Anecdata from people I've talked to or my own experience about writing faster than cursive users in our cohorts won't help anybody much. Nor will my discovery that straight-stroke runes allowed me to keep up when taking notes from a particularly fast-talking history teacher. So, about the request for links… (-:
The link I reached for returned 404, and isn't in Archive.org (one truncated PDF file, which won't open), so I went digging. Wellll… raking, more like. Mostly, I found articles and posts claiming either "cursive is faster" or "no conclusive evidence for any claimed benefits of cursive". Consequently, I turned to:
Of the 7 relevant-seeming papers I've read so far, and another 4 grepped, I'm seeing (1) tiny cohorts with either no significant speed difference or small improvement with cursive, (2) usually turned out to be testing the wrong thing (like how fast a cohort's speed with one method improved, without comparison to any other method; or whether teaching one or another method affected the subjects' ability to read in general), (3) sometimes no attempt to account for legibility.

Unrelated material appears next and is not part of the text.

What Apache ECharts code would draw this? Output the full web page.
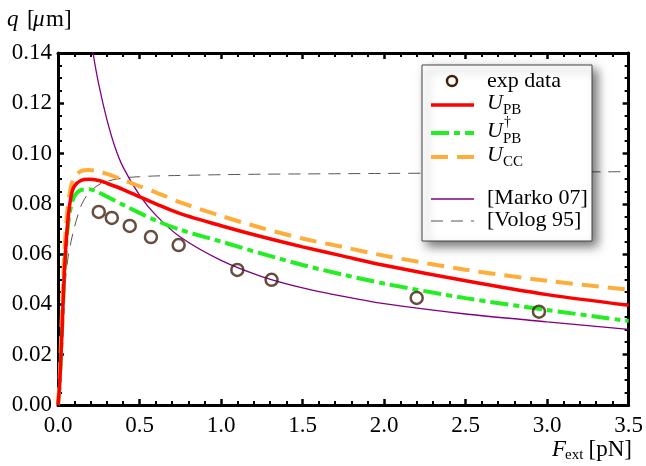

For me, all the extra loops and curves seem to conspire to make me fit less writing in the same space and use more ink/pencil/whatever.
Thanks for pointing that out, as I had almost forgotten about that first edition.
I was trying to remember where I had heard of Chilton, the publisher of the first edition, and realized it was automotive manuals!
The story of that first edition is interesting and somewhat sad, although maybe edifying and not alone in publishing and other forms of narrative arts.
I remember reading that, because the editor was as you said better know for its technical manuals, a friend of Herbert joked that maybe they thought to publish an Ornithopter maintenance guide.
These letters are shown on the wikipedia page about the novel: https://en.wikipedia.org/wiki/Dune_%28novel%29
EDIT: The covers of some modern french translations are also incredible. Just the four letters D U N E, which are exactly the same shape but rotated 90 degrees. It's an incredibly simple and effective design.